EXERCISE
The lines to extract run from the first line of the material below to the line containing "const EDGE = '#1b1b1b';", both included; leave the pictures behind.

┏━━

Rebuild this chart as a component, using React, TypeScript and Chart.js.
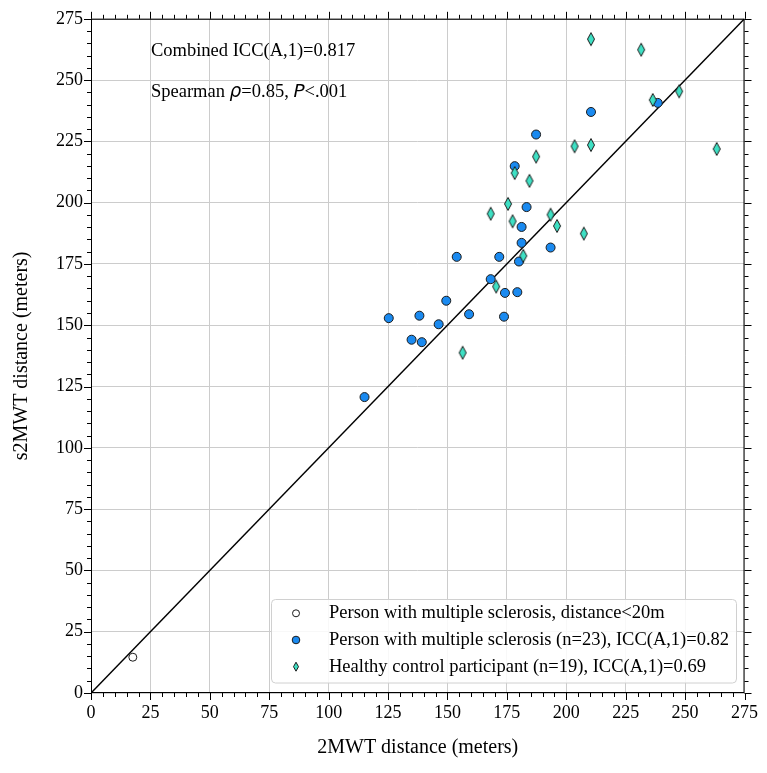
import React, { useEffect, useRef } from 'react';
import { Chart, registerables } from 'chart.js';

Chart.register(...registerables);

// ---- data ----
const lowDistX = [17.6];
const lowDistY = [14.6];

const msX = [115.1, 125.3, 134.9, 139.2, 138.2, 146.3, 149.5, 153.9, 159.1, 168.2, 171.8, 173.8, 174.2, 179.4, 180.1, 181.2, 181.2, 183.3, 178.3, 187.3, 193.4, 210.4, 238.5];
const msY = [120.7, 152.9, 144.1, 143.1, 153.9, 150.4, 160.0, 177.9, 154.5, 168.8, 177.9, 153.5, 163.2, 163.5, 176.0, 183.6, 190.1, 198.2, 214.9, 227.8, 181.7, 237.0, 240.7];

const hcX = [210.4, 231.5, 247.5, 236.4, 203.5, 210.4, 263.3, 187.3, 178.3, 184.5, 175.5, 168.2, 177.4, 193.4, 196.1, 207.4, 181.9, 170.5, 156.4];
const hcY = [266.7, 262.4, 245.4, 241.9, 223.0, 223.5, 221.9, 218.8, 212.1, 208.9, 199.5, 195.5, 192.4, 195.1, 190.5, 187.4, 178.3, 165.8, 138.8];

const identityLine = [0, 275];
const tickValues = [0, 25, 50, 75, 100, 125, 150, 175, 200, 225, 250, 275];
const minorStep = 5;

const legendLabels = [
  'Person with multiple sclerosis, distance<20m',
  'Person with multiple sclerosis (n=23), ICC(A,1)=0.82',
  'Healthy control participant (n=19), ICC(A,1)=0.69',
];
const xTitle = '2MWT distance (meters)';
const yTitle = 's2MWT distance (meters)';
const combinedText = 'Combined ICC(A,1)=0.817';

const FONT = "'Liberation Serif', 'Times New Roman', serif";
const BLUE = '#1a8af0';
const GREEN = '#3ee0c4';
const EDGE = '#1b1b1b';

function drawDiamond(ctx: CanvasRenderingContext2D, cx: number, cy: number, w: number, h: number) {
  ctx.beginPath();
  ctx.moveTo(cx, cy - h / 2);
  ctx.lineTo(cx + w / 2, cy);
  ctx.lineTo(cx, cy + h / 2);
  ctx.lineTo(cx - w / 2, cy);
  ctx.closePath();
  ctx.fillStyle = GREEN;
  ctx.fill();
  ctx.lineWidth = 1;
  ctx.strokeStyle = EDGE;
  ctx.stroke();
}

function makeDiamondImage(): HTMLCanvasElement {
  const c = document.createElement('canvas');
  c.width = 10;
  c.height = 16;
  const ctx = c.getContext('2d')!;
  drawDiamond(ctx, 5, 8, 7, 13);
  return c;
}

const framePlugin = {
  id: 'framePlugin',
  afterDatasetsDraw(chart: any) {
    const { ctx, chartArea: a, scales } = chart;
    const xs = scales.x;
    const ys = scales.y;
    ctx.save();
    ctx.strokeStyle = '#000';
    ctx.lineWidth = 1;
    ctx.strokeRect(a.left + 0.5, a.top + 0.5, a.right - a.left - 1, a.bottom - a.top - 1);
    ctx.beginPath();
    for (let v = 0; v <= 275; v += minorStep) {
      const major = v % 25 === 0;
      const len = major ? 7 : 4;
      const px = Math.round(xs.getPixelForValue(v)) + 0.5;
      const py = Math.round(ys.getPixelForValue(v)) + 0.5;
      ctx.moveTo(px, a.bottom);
      ctx.lineTo(px, a.bottom + len);
      ctx.moveTo(px, a.top);
      ctx.lineTo(px, a.top - len);
      ctx.moveTo(a.left, py);
      ctx.lineTo(a.left - len, py);
      ctx.moveTo(a.right, py);
      ctx.lineTo(a.right + len, py);
    }
    ctx.stroke();
    ctx.restore();
  },
  afterDraw(chart: any) {
    const { ctx, chartArea: a } = chart;
    ctx.save();
    ctx.fillStyle = '#000';
    ctx.font = `20px ${FONT}`;
    ctx.textAlign = 'center';
    ctx.textBaseline = 'middle';
    ctx.fillText(xTitle, (a.left + a.right) / 2, 748);
    ctx.save();
    ctx.translate(22, (a.top + a.bottom) / 2);
    ctx.rotate(-Math.PI / 2);
    ctx.fillText(yTitle, 0, 0);
    ctx.restore();

    ctx.textAlign = 'left';
    ctx.font = `18.5px ${FONT}`;
    ctx.fillText(combinedText, 151, 51.5);
    const parts: [string, boolean][] = [
      ['Spearman ', false],
      ['ρ', true],
      ['=0.85, ', false],
      ['P', true],
      ['<.001', false],
    ];
    let x = 151;
    for (const [t, it] of parts) {
      ctx.font = it ? `italic 18.5px 'DejaVu Sans', sans-serif` : `18.5px ${FONT}`;
      ctx.fillText(t, x, 92);
      x += ctx.measureText(t).width;
    }

    const lx = 271.5, ly = 599.5, lw = 465, lh = 83.5, r = 4;
    ctx.beginPath();
    ctx.moveTo(lx + r, ly);
    ctx.lineTo(lx + lw - r, ly);
    ctx.arcTo(lx + lw, ly, lx + lw, ly + r, r);
    ctx.lineTo(lx + lw, ly + lh - r);
    ctx.arcTo(lx + lw, ly + lh, lx + lw - r, ly + lh, r);
    ctx.lineTo(lx + r, ly + lh);
    ctx.arcTo(lx, ly + lh, lx, ly + lh - r, r);
    ctx.lineTo(lx, ly + r);
    ctx.arcTo(lx, ly, lx + r, ly, r);
    ctx.closePath();
    ctx.fillStyle = 'rgba(255,255,255,0.85)';
    ctx.fill();
    ctx.strokeStyle = '#d0d0d0';
    ctx.lineWidth = 1;
    ctx.stroke();

    const rows = [613.3, 640, 666.7];
    const mx = 296;
    ctx.beginPath();
    ctx.arc(mx, rows[0], 3.5, 0, Math.PI * 2);
    ctx.fillStyle = '#fff';
    ctx.fill();
    ctx.strokeStyle = EDGE;
    ctx.stroke();
    ctx.beginPath();
    ctx.arc(mx, rows[1], 3.8, 0, Math.PI * 2);
    ctx.fillStyle = BLUE;
    ctx.fill();
    ctx.strokeStyle = EDGE;
    ctx.stroke();
    drawDiamond(ctx, mx, rows[2], 5, 9);

    ctx.fillStyle = '#000';
    ctx.font = `18.5px ${FONT}`;
    ctx.textAlign = 'left';
    ctx.textBaseline = 'middle';
    legendLabels.forEach((t, i) => ctx.fillText(t, 329, rows[i]));
    ctx.restore();
  },
};

export default function App() {
  const ref = useRef<HTMLCanvasElement | null>(null);

  useEffect(() => {
    if (!ref.current) return;
    const diamond = makeDiamondImage();
    const toPts = (xs: number[], ys: number[]) => xs.map((x, i) => ({ x, y: ys[i] }));

    const tickCfg = {
      color: '#000',
      font: { family: FONT, size: 18 },
    };

    const chart = new Chart(ref.current, {
      type: 'scatter',
      data: {
        datasets: [
          {
            label: legendLabels[2],
            data: toPts(hcX, hcY),
            pointStyle: diamond as any,
            order: 1,
          },
          {
            label: legendLabels[1],
            data: toPts(msX, msY),
            pointStyle: 'circle',
            pointRadius: 4.5,
            pointBackgroundColor: BLUE,
            pointBorderColor: EDGE,
            pointBorderWidth: 1,
            order: 2,
          },
          {
            label: legendLabels[0],
            data: toPts(lowDistX, lowDistY),
            pointStyle: 'circle',
            pointRadius: 4,
            pointBackgroundColor: '#ffffff',
            pointBorderColor: EDGE,
            pointBorderWidth: 1,
            order: 3,
          },
          {
            label: 'identity',
            data: identityLine.map((v) => ({ x: v, y: v })),
            showLine: true,
            borderColor: '#000',
            borderWidth: 1.5,
            pointRadius: 0,
            order: 10,
          } as any,
        ],
      },
      options: {
        responsive: false,
        animation: false,
        devicePixelRatio: 1,
        layout: { padding: { top: 13, right: 21, left: 0, bottom: 0 } },
        plugins: {
          legend: { display: false },
          tooltip: { enabled: false },
        },
        scales: {
          x: {
            type: 'linear',
            min: 0,
            max: 275,
            afterBuildTicks: (s: any) => {
              s.ticks = tickValues.map((v) => ({ value: v }));
            },
            afterFit: (s: any) => {
              s.height = 80;
            },
            ticks: { ...tickCfg, padding: 9, maxRotation: 0, autoSkip: false },
            grid: { color: '#cccccc', lineWidth: 1, drawTicks: false },
            border: { display: false },
          },
          y: {
            type: 'linear',
            min: 0,
            max: 275,
            afterBuildTicks: (s: any) => {
              s.ticks = tickValues.map((v) => ({ value: v }));
            },
            afterFit: (s: any) => {
              s.width = 91;
            },
            ticks: { ...tickCfg, padding: 8, autoSkip: false },
            grid: { color: '#cccccc', lineWidth: 1, drawTicks: false },
            border: { display: false },
          },
        },
      } as any,
      plugins: [framePlugin],
    });

    return () => chart.destroy();
  }, []);

  return (
    <div style={{ position: 'absolute', left: 0, top: 0, width: 767, height: 773, background: '#fff' }}>
      <canvas ref={ref} width={767} height={773} style={{ display: 'block' }} />
    </div>
  );
}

┗━━

SOLUTION TO THIS TASK
Rebuild this chart as a component, using React, TypeScript and Chart.js.
import React, { useEffect, useRef } from 'react';
import { Chart, registerables } from 'chart.js';

Chart.register(...registerables);

// ---- data ----
const lowDistX = [17.6];
const lowDistY = [14.6];

const msX = [115.1, 125.3, 134.9, 139.2, 138.2, 146.3, 149.5, 153.9, 159.1, 168.2, 171.8, 173.8, 174.2, 179.4, 180.1, 181.2, 181.2, 183.3, 178.3, 187.3, 193.4, 210.4, 238.5];
const msY = [120.7, 152.9, 144.1, 143.1, 153.9, 150.4, 160.0, 177.9, 154.5, 168.8, 177.9, 153.5, 163.2, 163.5, 176.0, 183.6, 190.1, 198.2, 214.9, 227.8, 181.7, 237.0, 240.7];

const hcX = [210.4, 231.5, 247.5, 236.4, 203.5, 210.4, 263.3, 187.3, 178.3, 184.5, 175.5, 168.2, 177.4, 193.4, 196.1, 207.4, 181.9, 170.5, 156.4];
const hcY = [266.7, 262.4, 245.4, 241.9, 223.0, 223.5, 221.9, 218.8, 212.1, 208.9, 199.5, 195.5, 192.4, 195.1, 190.5, 187.4, 178.3, 165.8, 138.8];

const identityLine = [0, 275];
const tickValues = [0, 25, 50, 75, 100, 125, 150, 175, 200, 225, 250, 275];
const minorStep = 5;

const legendLabels = [
  'Person with multiple sclerosis, distance<20m',
  'Person with multiple sclerosis (n=23), ICC(A,1)=0.82',
  'Healthy control participant (n=19), ICC(A,1)=0.69',
];
const xTitle = '2MWT distance (meters)';
const yTitle = 's2MWT distance (meters)';
const combinedText = 'Combined ICC(A,1)=0.817';

const FONT = "'Liberation Serif', 'Times New Roman', serif";
const BLUE = '#1a8af0';
const GREEN = '#3ee0c4';
const EDGE = '#1b1b1b';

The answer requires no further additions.